Hi guys. Im looking at building up a couple of folding rigs and was wondering about using tri sli motherboards such as the Asus P5N-T Deluxe nForce 780i. Do all the cards need to be identical? And also is there some good cheap psus to run them? Any help is much appreciated.
well for psu's you can use this one http://www.tekheads.co.uk/s/product?product=608631 there is also a 100w version if you look around on the same website but i think this one is very good for value and it is a good brand
Setup is easiest if the graphics cards are the same GPU, but (I guess) different manufacturers would be OK. Some cards simply won't mix ~ the critical thing seems to be having the same number of shaders.

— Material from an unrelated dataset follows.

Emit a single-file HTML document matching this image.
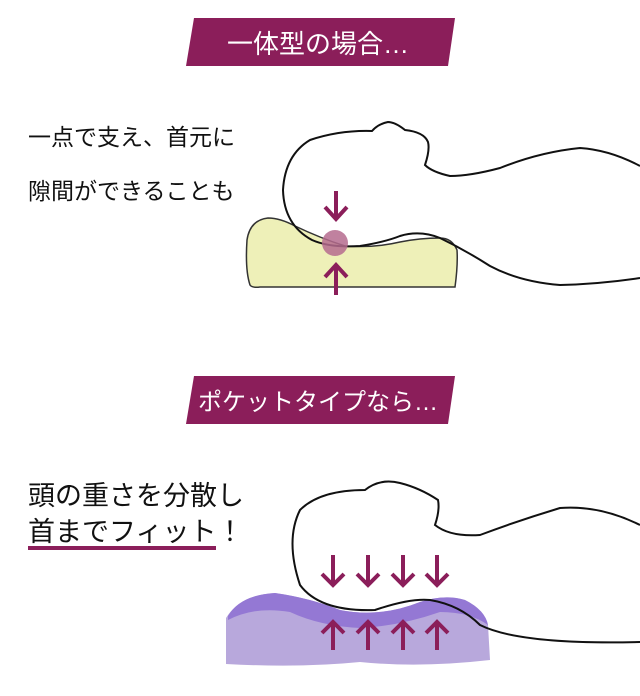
<!DOCTYPE html>
<html><head><meta charset="utf-8"><style>
body{margin:0;background:#fff;width:640px;height:696px;overflow:hidden;position:relative;font-family:"Liberation Sans","Noto Sans CJK JP",sans-serif}
.t{position:absolute;left:28px;color:#111;white-space:nowrap}
</style></head><body>
<svg width="640" height="696" style="position:absolute;left:0;top:0">
<polygon points="194,18 455,18 448,66 186,66" fill="#8b1e5a"/>
<polygon points="194,376 455,376 448,424 186,424" fill="#8b1e5a"/>
<text x="318" y="53" fill="#fff" font-size="26" text-anchor="middle" font-family="Liberation Sans, Noto Sans CJK JP, sans-serif">一体型の場合…</text>
<text x="318" y="410" fill="#fff" font-size="24" text-anchor="middle" font-family="Liberation Sans, Noto Sans CJK JP, sans-serif">ポケットタイプなら…</text>
<!-- pillow 1 -->
<path d="M268,218 Q250,220 247,240 Q245,270 250,285 Q252,288 260,287 L455,287 Q458,265 457,250 Q452,238 440,238 Q420,238 400,242 Q375,248 345,246 Q320,238 295,226 Q280,218 268,218Z" fill="#eef0b8" stroke="#333" stroke-width="1.5"/>
<!-- head 1 -->
<path d="M640,166 Q610,150 580,148 Q540,152 500,168 Q470,176 450,176 Q432,172 425,165 Q430,150 428,142 Q424,132 405,130 Q395,122 388,122 Q378,124 372,131 Q340,130 310,140 Q285,155 283,190 Q284,225 312,240 Q330,248 360,246 Q385,242 400,236 Q420,230 440,238 Q465,250 490,266 Q520,282 560,285 Q600,284 640,278" fill="none" stroke="#111" stroke-width="2"/>
<circle cx="335" cy="243" r="13" fill="#b56b8e" opacity="0.85"/>
<g stroke="#8b1e5a" stroke-width="4" fill="none">
<path d="M336,191 V219 M325,207 L336,219 L347,207"/>
<path d="M336,295 V265 M325,277 L336,265 L347,277"/>
</g>
<!-- pillow 2 -->
<path d="M226,618 Q240,595 275,593 Q310,598 340,610 Q380,618 420,602 Q445,594 465,600 Q485,610 488,625 L490,660 Q420,668 360,662 Q300,668 226,664Z" fill="#b8a8dc"/>
<path d="M228,616 Q240,595 275,593 Q310,598 340,610 Q380,618 420,602 Q445,594 465,600 Q485,610 488,625 Q470,612 440,612 Q400,626 360,628 Q320,626 290,612 Q255,606 228,620Z" fill="#9478d4"/>
<!-- head 2 -->
<path d="M640,525 Q600,505 560,508 Q520,520 480,535 Q450,537 435,525 Q440,510 438,500 Q420,488 400,483 Q380,478 365,490 Q320,490 300,510 Q285,540 300,585 Q320,612 375,610 Q410,598 430,600 Q460,605 480,625 Q520,645 640,642" fill="none" stroke="#111" stroke-width="2"/>
<g stroke="#8b1e5a" stroke-width="4" fill="none">
<path d="M333,555 V585 M322,574 L333,585 L344,574"/>
<path d="M368,555 V585 M357,574 L368,585 L379,574"/>
<path d="M403,555 V585 M392,574 L403,585 L414,574"/>
<path d="M437,555 V585 M426,574 L437,585 L448,574"/>
<path d="M333,650 V622 M322,633 L333,622 L344,633"/>
<path d="M368,650 V622 M357,633 L368,622 L379,633"/>
<path d="M403,650 V622 M392,633 L403,622 L414,633"/>
<path d="M437,650 V622 M426,633 L437,622 L448,633"/>
</g>
<rect x="28" y="546" width="188" height="4" fill="#8b1e5a"/>
</svg>
<div class="t" style="top:118px;font-size:23px">一点で支え、首元に</div>
<div class="t" style="top:172px;font-size:23px">隙間ができることも</div>
<div class="t" style="top:474px;font-size:27px">頭の重さを分散し</div>
<div class="t" style="top:510px;font-size:27px">首までフィット！</div>
</body></html>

Also pay great attention to the amount of PCI-E lanes available on the motherboard. The best way to get the most out of your motherboard is to use 9800gx2's or (if only i had the money) gtx290's, i found though that these would'nt work in x8 slots. So two of the 9800gx2's would'nt work in my P35 motherboard but work fine in a X38 motherboard. So i only have two PCI-E slots and yet get 4 gpu clients working. Also with a 9800gx2 you still get SLI, as the SLI is done on the card, on an Intel chipset motherboard (pre-X58), only SLI though not quad SLI. If you have a new system i7, you could get 6 or 8 GPU clients working as they come with 3 or 4 PCI-E slots, and have SLI. But as i said before check the lane availibilty.
That's interesting. My P5K Premium works fine with a pair of 9800GX2's. P35 and only 4 lanes on the second PCI-E slot, I think. Which P35 board did you have a problem with?
The MSI K9A2 Platinum is the mother of all affordable folding boards. THere's a DFI i7 board sometimes cheap on OCUK but the rest of the kit to build it ramps up the price.
That's interesting too. I wasn't aware that the DFI X58 (full size) mb's had 3 PCI-E 16x slots double spaced. I keep looking longingly at the Asus P6T WS Revolution. It's under the 300 quid mark now - which is still bl**dy expensive for a mb.
That's even more interesting. 'Interesting' seems to be my word of the day! 7 slots - 4 PCI-E 16x slots double spaced. My only problem is ASrock. 2 RMA's and bios engineers that make the folks at Asus look world-class. Buggy ACPI bios and Linux is not a lot of fun. But that's a generalisation. This particular board might be fine.
Just found a review of the ASRock on Phoronix. Latest bios and recent Linux distribution required. Looking closely at this board, I'm impressed by the fact that they have moved the USB and firewire headers from the end of the board to the side, so they are not blocked off when using the fourth PCI-E slot. That's been a bit of a bug-bear for me on both Asus and Gigabyte boards recently.
Cheers for all the replies. Yeh there are some interesting combos. Ive found some XFX 8800gs's 384mbs for £35 a piece. Do they have good PPD rates?
Don't get too excited - if you look at the P2P Asus 'support' forums, you'll find people who cannot run more than 3 graphics cards, or if dual GPU cards, no more than 5 GPUs. That was the situation a few weeks ago, and there may be a new BIOS since then, but would you take the chance at that price... I'm hoping Asus will have learned enough from this board, to make the P6T7 do everything it promises.
Errrr.... That's not good. I wonder if a bios update does sort it out. (ISTR that a bunch of x58 boards had problems running even a pair of 295's. That was 'fixed' with bios updates.) Too late for me, anyway. I hit the button on the ASRock board. I found a posting where a chap did have one running 4x GTX295. Fingers crossed.